North Carolina’s high school dropout rate decreased .7 percent in recent years, now at 4.27 percent. Wake County’s dropout rate has repeatedly been one of the lowest in the state, behind Guilford County, at 3.13 percent and Chapel Hill-Carrboro County, at less than 1 percent.
WCPSS has also been successful in decreasing each of its minority groups’ dropout rate.
The report issued neither entirely good nor bad news. The News and Observer reported that though more students are dropping out of school due to low attendance records, many students return to education by attending community college programs.

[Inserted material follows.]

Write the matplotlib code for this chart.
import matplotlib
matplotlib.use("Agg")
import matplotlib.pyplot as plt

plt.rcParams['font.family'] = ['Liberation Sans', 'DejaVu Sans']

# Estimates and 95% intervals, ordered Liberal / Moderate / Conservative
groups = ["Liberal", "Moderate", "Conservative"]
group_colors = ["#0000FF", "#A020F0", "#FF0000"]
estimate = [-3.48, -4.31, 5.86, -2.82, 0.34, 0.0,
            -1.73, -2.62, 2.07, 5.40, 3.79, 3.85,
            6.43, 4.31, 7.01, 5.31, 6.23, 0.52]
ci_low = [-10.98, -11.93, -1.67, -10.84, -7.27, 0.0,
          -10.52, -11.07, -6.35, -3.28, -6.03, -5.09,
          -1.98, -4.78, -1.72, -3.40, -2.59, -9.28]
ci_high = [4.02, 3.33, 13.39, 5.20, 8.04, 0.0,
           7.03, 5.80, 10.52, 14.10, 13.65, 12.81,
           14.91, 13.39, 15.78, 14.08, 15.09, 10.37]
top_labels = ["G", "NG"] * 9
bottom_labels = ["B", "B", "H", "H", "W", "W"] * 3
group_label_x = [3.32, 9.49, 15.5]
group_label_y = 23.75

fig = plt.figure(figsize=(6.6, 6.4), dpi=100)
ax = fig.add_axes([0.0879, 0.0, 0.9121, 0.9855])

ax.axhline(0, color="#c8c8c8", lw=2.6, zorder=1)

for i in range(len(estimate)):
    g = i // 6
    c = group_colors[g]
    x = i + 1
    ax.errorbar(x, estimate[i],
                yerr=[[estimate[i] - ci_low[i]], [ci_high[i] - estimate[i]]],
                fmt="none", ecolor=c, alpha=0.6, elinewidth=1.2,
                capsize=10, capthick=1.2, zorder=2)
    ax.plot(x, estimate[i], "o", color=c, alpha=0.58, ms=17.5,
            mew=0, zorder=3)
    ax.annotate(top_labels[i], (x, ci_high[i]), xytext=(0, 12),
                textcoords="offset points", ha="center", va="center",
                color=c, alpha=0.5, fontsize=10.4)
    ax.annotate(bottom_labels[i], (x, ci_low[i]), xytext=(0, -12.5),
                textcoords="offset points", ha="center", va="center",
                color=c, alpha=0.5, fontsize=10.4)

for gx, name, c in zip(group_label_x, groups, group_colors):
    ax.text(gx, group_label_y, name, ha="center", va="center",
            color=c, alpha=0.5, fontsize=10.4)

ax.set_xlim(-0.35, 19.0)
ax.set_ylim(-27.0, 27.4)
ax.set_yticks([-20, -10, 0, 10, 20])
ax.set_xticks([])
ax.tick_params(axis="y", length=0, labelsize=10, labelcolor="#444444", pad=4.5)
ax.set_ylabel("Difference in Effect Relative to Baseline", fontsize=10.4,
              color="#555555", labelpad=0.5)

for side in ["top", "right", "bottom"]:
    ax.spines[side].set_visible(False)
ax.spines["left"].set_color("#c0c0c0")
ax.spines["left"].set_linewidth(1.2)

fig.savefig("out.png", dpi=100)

Wake County has taken several measures to further decrease its dropout rate. WCPSS.net cites offering smaller schools, freshman-specific campuses, academic intervention, peer tutoring and student advisors as steps made to strengthen support for high school students. The state government is also doing its part to discourage dropouts by revoking the drivers’ license of anyone who drops out before they turn 18. Wake County’s 2007-2008 graduation rate was 78.8%.
These actions, school officials hope, will eventually result in achieving the WCPSS goal: to have every single student graduate on time by 2014.